The use of renewable energy sources is the main strategy toward a low-carbon society. A promising alternative for the production of hydrogen gas is the water-splitting thermochemical cycles activated by solar energy. This work presents an experimental study of a two-stage thermochemical cycle for hydrogen production. It is based on the carbothermic reduction of iron ore (Fe2O3) and the re-oxidation of it with steam can be powered by concentrated solar energy. Samples studied were self-reducing pellets. The first stage of the proposed cycle consists in the reduction of hematitic iron oxide into its own metal at temperatures above 1173 K. The second phase of the cycle consists of iron metal oxidation by steam, which produces hydrogen gas.
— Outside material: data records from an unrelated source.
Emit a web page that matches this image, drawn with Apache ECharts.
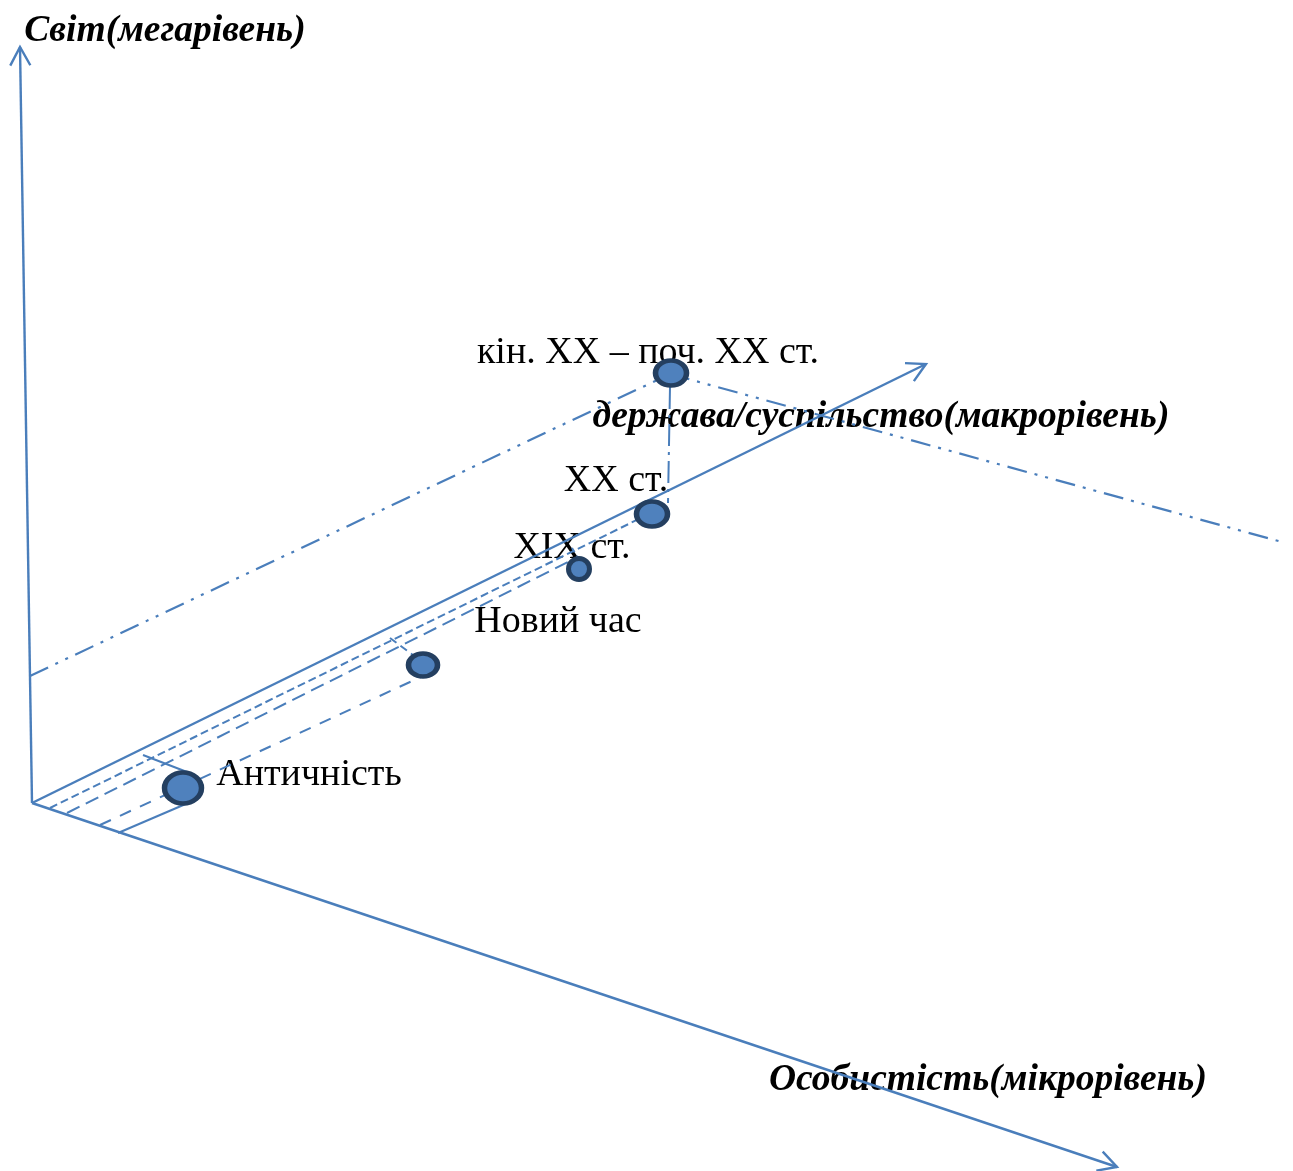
<!DOCTYPE html>
<html><head><meta charset="utf-8">
<script src="https://cdn.jsdelivr.net/npm/echarts@6/dist/echarts.min.js"></script>
<style>html,body{margin:0;padding:0;background:#fff}#c{width:1293px;height:1171px}</style>
</head><body><div id="c"></div>
<script>
// ---- data (diagram coordinates, origin = intersection of the three axes) ----
const eraNames = ['Античність', 'Новий час', 'XIX ст.', 'XX ст.', 'кін. XX – поч. XX ст.'];
const eraX = [151, 391, 547, 620, 639];
const eraY = [15, 138, 234, 289, 430];

const axisNames = ['Світ(мегарівень)', 'держава/суспільство(макрорівень)', 'Особистість(мікрорівень)'];
const axisTipX = [-12, 894, 1085];
const axisTipY = [756, 439, -364];

// projection / guide segments
const guideX0 = [18, 35, 68, 86, 111, 358, 540, 638, -2, 638];
const guideY0 = [-5, -10, -22, -30, 48, 165, 255, 416, 127, 429];
const guideX1 = [619, 542, 391, 156, 155, 381, 546, 636, 638, 1250];
const guideY1 = [290, 244, 127, 0, 31, 148, 245, 300, 429, 261];

// ---- styles ----
const LINE = '#4a7ebb';
const guideDash = [[8,4],[14,7],[12,10],'solid','solid',[8,5],[5,4],[22,6,3,6],[20,8,3,8,3,8],[20,8,3,8,3,8]];
const guideWidth = [2,2,2,2,2,2,2,2,2.2,2.2];
const eraSize = [[37,31],[29,23],[21,21],[31,25],[31,25]];
const eraLabelOffset = [[126,-13],[135,-43],[-7,-21],[-36,-33],[-23,-20]];
const axisLabelOffset = [[145,-16],[-45,53],[-129,-87]];
const SERIF = '"Liberation Serif", "Times New Roman", serif';

const series = [];

guideX0.forEach((x0, i) => {
  series.push({
    type: 'line', z: 2, silent: true, symbol: 'none', animation: false,
    data: [[x0, guideY0[i]], [guideX1[i], guideY1[i]]],
    lineStyle: { color: LINE, width: guideWidth[i], type: guideDash[i], opacity: 1 }
  });
});

series.push({
  type: 'custom', z: 3, silent: true, animation: false,
  encode: { x: [0, 2], y: [1, 3] },
  data: axisTipX.map((x, i) => [0, 0, x, axisTipY[i]]),
  renderItem: function (params, api) {
    const p0 = api.coord([api.value(0), api.value(1)]);
    const p1 = api.coord([api.value(2), api.value(3)]);
    const ang = Math.atan2(p0[1] - p1[1], p0[0] - p1[0]);
    const L = 21, h = Math.PI / 6.3;
    const a1 = [p1[0] + L * Math.cos(ang + h), p1[1] + L * Math.sin(ang + h)];
    const a2 = [p1[0] + L * Math.cos(ang - h), p1[1] + L * Math.sin(ang - h)];
    return {
      type: 'group', children: [
        { type: 'line', shape: { x1: p0[0], y1: p0[1], x2: p1[0], y2: p1[1] }, style: { stroke: LINE, lineWidth: 2.4 } },
        { type: 'polyline', shape: { points: [a1, p1, a2] }, style: { stroke: LINE, lineWidth: 2.4, fill: null } }
      ]
    };
  }
});

// axis titles
series.push({
  type: 'scatter', z: 1, silent: true, symbolSize: 0, animation: false,
  itemStyle: { opacity: 1 },
  data: axisNames.map((n, i) => ({
    value: [axisTipX[i], axisTipY[i]], name: n,
    label: { offset: axisLabelOffset[i] }
  })),
  label: {
    show: true, position: 'inside', formatter: '{b}', color: '#000',
    textBorderWidth: 0, textShadowBlur: 0,
    fontFamily: SERIF, fontSize: 37.5, fontWeight: 'bold', fontStyle: 'italic',
    align: 'center', verticalAlign: 'middle'
  }
});

// era labels
series.push({
  type: 'scatter', z: 1, silent: true, symbolSize: 0, animation: false,
  itemStyle: { opacity: 1 },
  data: eraNames.map((n, i) => ({
    value: [eraX[i], eraY[i]], name: n,
    label: { offset: eraLabelOffset[i] }
  })),
  label: {
    show: true, position: 'inside', formatter: '{b}', color: '#000',
    textBorderWidth: 0, textShadowBlur: 0,
    fontFamily: SERIF, fontSize: 38,
    align: 'center', verticalAlign: 'middle'
  }
});

// era points
series.push({
  type: 'scatter', z: 4, silent: true, animation: false, symbol: 'circle',
  data: eraNames.map((n, i) => ({ value: [eraX[i], eraY[i]], name: n, symbolSize: eraSize[i] })),
  itemStyle: { color: '#4f81bd', borderColor: '#243f60', borderWidth: 5, opacity: 1 }
});

const chart = echarts.init(document.getElementById('c'));
chart.setOption({
  backgroundColor: '#fff',
  animation: false,
  grid: { left: 0, right: 0, top: 0, bottom: 0 },
  xAxis: { type: 'value', min: -32, max: 1261, show: false },
  yAxis: { type: 'value', min: -368, max: 803, show: false },
  series: series
});
</script>
</body></html>
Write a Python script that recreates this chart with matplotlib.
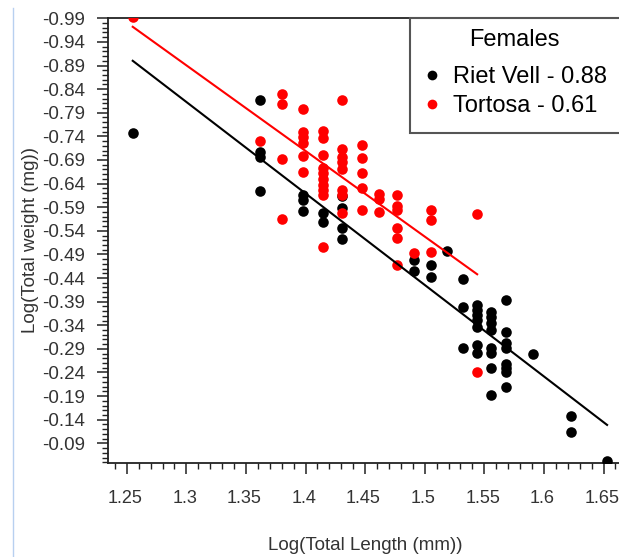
import matplotlib
matplotlib.use("Agg")
import matplotlib.pyplot as plt
import matplotlib.transforms as mtransforms
from matplotlib.ticker import MultipleLocator, FixedLocator, FixedFormatter
from matplotlib.lines import Line2D
from matplotlib.patches import Rectangle

plt.rcParams['font.family'] = ['Liberation Sans', 'DejaVu Sans']

# ---- data (log total length, log total weight) ----
riet_x = [1.255,
          1.362, 1.362, 1.362, 1.362,
          1.398, 1.398, 1.398,
          1.415, 1.415,
          1.431, 1.431, 1.431, 1.431,
          1.491, 1.491,
          1.505, 1.505,
          1.519,
          1.532, 1.532, 1.532,
          1.544, 1.544, 1.544, 1.544, 1.544, 1.544, 1.544,
          1.556, 1.556, 1.556, 1.556, 1.556, 1.556, 1.556, 1.556,
          1.568, 1.568, 1.568, 1.568, 1.568, 1.568, 1.568, 1.568,
          1.591,
          1.623, 1.623,
          1.653]
riet_y = [-0.748,
          -0.818, -0.707, -0.697, -0.625,
          -0.615, -0.605, -0.583,
          -0.577, -0.559,
          -0.614, -0.588, -0.545, -0.523,
          -0.478, -0.455,
          -0.468, -0.443,
          -0.497,
          -0.437, -0.378, -0.291,
          -0.383, -0.372, -0.362, -0.351, -0.337, -0.298, -0.281,
          -0.369, -0.357, -0.344, -0.331, -0.291, -0.282, -0.249, -0.192,
          -0.393, -0.326, -0.302, -0.291, -0.259, -0.249, -0.240, -0.210,
          -0.279,
          -0.148, -0.115,
          -0.052]

tortosa_x = [1.255,
             1.362,
             1.380, 1.380, 1.380, 1.380,
             1.398, 1.398, 1.398, 1.398, 1.398, 1.398,
             1.415, 1.415, 1.415, 1.415, 1.415, 1.415, 1.415, 1.415, 1.415, 1.415,
             1.431, 1.431, 1.431, 1.431, 1.431, 1.431, 1.431, 1.431,
             1.447, 1.447, 1.447, 1.447, 1.447,
             1.462, 1.462, 1.462,
             1.477, 1.477, 1.477, 1.477, 1.477, 1.477,
             1.491,
             1.505, 1.505, 1.505,
             1.544, 1.544]
tortosa_y = [-0.993,
             -0.731,
             -0.830, -0.808, -0.691, -0.566,
             -0.797, -0.749, -0.739, -0.725, -0.699, -0.664,
             -0.751, -0.737, -0.700, -0.674, -0.662, -0.650, -0.637, -0.626, -0.616, -0.506,
             -0.817, -0.713, -0.697, -0.686, -0.671, -0.626, -0.616, -0.577,
             -0.722, -0.695, -0.662, -0.630, -0.585,
             -0.617, -0.607, -0.579,
             -0.615, -0.593, -0.585, -0.545, -0.524, -0.468,
             -0.494,
             -0.585, -0.563, -0.496,
             -0.575, -0.240]

# regression line end points
riet_fit_x = [1.255, 1.653]
riet_fit_y = [-0.900, -0.129]
tortosa_fit_x = [1.255, 1.544]
tortosa_fit_y = [-0.972, -0.448]

series_labels = ['Riet Vell - 0.88', 'Tortosa - 0.61']
legend_title = 'Females'

y_ticks = [-0.99, -0.94, -0.89, -0.84, -0.79, -0.74, -0.69, -0.64, -0.59,
           -0.54, -0.49, -0.44, -0.39, -0.34, -0.29, -0.24, -0.19, -0.14, -0.09]
y_ticklabels = ['-0.99', '-0.94', '-0.89', '-0.84', '-0.79', '-0.74', '-0.69', '-0.64',
                '-0.59', '-0.54', '-0.49', '-0.44', '-0.39', '-0.34', '-0.29', '-0.24',
                '-0.19', '-0.14', '-0.09']
x_ticks = [1.25, 1.3, 1.35, 1.4, 1.45, 1.5, 1.55, 1.6, 1.65]
x_ticklabels = ['1.25', '1.3', '1.35', '1.4', '1.45', '1.5', '1.55', '1.6', '1.65']

# ---- figure ----
W, H = 619, 557
fig = plt.figure(figsize=(W / 100, H / 100), dpi=100)
fig.patch.set_facecolor('white')

ax_l, ax_r, ax_t, ax_b = 107.7, 619.0, 18.0, 462.7
ax = fig.add_axes([ax_l / W, 1 - ax_b / H, (ax_r - ax_l) / W, (ax_b - ax_t) / H])

ax.scatter(riet_x, riet_y, s=58, color='black', linewidths=0, zorder=3)
ax.scatter(tortosa_x, tortosa_y, s=58, color='#ff0000', linewidths=0, zorder=3)
ax.plot(riet_fit_x, riet_fit_y, color='black', lw=1.5, zorder=4)
ax.plot(tortosa_fit_x, tortosa_fit_y, color='#ff0000', lw=1.5, zorder=4)

ax.set_xlim(1.234, 1.663)
ax.set_ylim(-0.049, -0.9906)

ax.xaxis.set_major_locator(FixedLocator(x_ticks))
ax.xaxis.set_major_formatter(FixedFormatter(x_ticklabels))
ax.xaxis.set_minor_locator(MultipleLocator(0.01))
ax.yaxis.set_major_locator(FixedLocator(y_ticks))
ax.yaxis.set_major_formatter(FixedFormatter(y_ticklabels))
ax.yaxis.set_minor_locator(MultipleLocator(0.01))

ax.spines['right'].set_visible(False)
for sp in ['left', 'bottom', 'top']:
    ax.spines[sp].set_color('#222222')
    ax.spines[sp].set_linewidth(1.3)

ax.tick_params(axis='both', which='major', direction='out', length=8, width=1.1,
               color='#222222', labelsize=13.5, labelcolor='#333333')
ax.tick_params(axis='both', which='minor', direction='out', length=4, width=1.0,
               color='#222222')
ax.tick_params(axis='x', which='major', pad=12, labelsize=13)
ax.tick_params(axis='y', which='major', pad=8)

# nudge x tick labels very slightly left so the last one stays inside
shift = mtransforms.ScaledTranslation(-1.2 / 72, 0, fig.dpi_scale_trans)
for lab in ax.get_xticklabels():
    lab.set_transform(lab.get_transform() + shift)

ax.set_xlabel('Log(Total Length (mm))', fontsize=13.5, color='#333333')
ax.set_ylabel('Log(Total weight (mg))', fontsize=13.5, color='#333333')
ax.xaxis.set_label_coords((365 - ax_l) / (ax_r - ax_l), (ax_b - 537) / (ax_b - ax_t))
ax.yaxis.set_label_coords((39 - ax_l) / (ax_r - ax_l), 0.5)

# legend box
box = Rectangle((410 / W, 1 - 133.3 / H), (650 - 410) / W, (133.3 - 18) / H,
                transform=fig.transFigure, facecolor='white',
                edgecolor='#555555', lw=1.5, zorder=5, clip_on=False)
ax.add_patch(box)
handles = [Line2D([], [], ls='none', marker='o', ms=7, color='black', mew=0),
           Line2D([], [], ls='none', marker='o', ms=7, color='#ff0000', mew=0)]
leg = ax.legend(handles, series_labels, title=legend_title, frameon=False,
                loc='upper left', bbox_to_anchor=(421 / W, 1 - 29 / H),
                bbox_transform=fig.transFigure, fontsize=17, title_fontsize=17,
                handlelength=0.95, handletextpad=0.42, labelspacing=0.3,
                borderpad=0, borderaxespad=0)
leg.set_zorder(6)
leg._legend_box.sep = 11

# faint page border line
fig.add_artist(Line2D([12.7 / W, 12.7 / W], [0, 1 - 8 / H], transform=fig.transFigure,
                      color='#b8d0f0', lw=1.0))

fig.savefig('out.png', dpi=100)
Sponge iron samples obtained in this work had a specific surface area of 35.05 m(2)/g measured by the BET method, which is a high value compared to specific surface areas obtained from conventional processes. It was shown that at 973 K the hydrogen gas production rate is slower, whereas at 1073 K and at 1173 K the sample reached 63% of its maximum oxygen gain between 2 and 7.5 minutes, respectively. As the hydrogen gas production rate is also proportional to the iron oxidation rate, it was shown to be very important to balance out the hydrogen gas production over the entire cycle time as a function of temperature. Finally, the analyzed thermochemical cycle can also operate with any other renewable carbon source.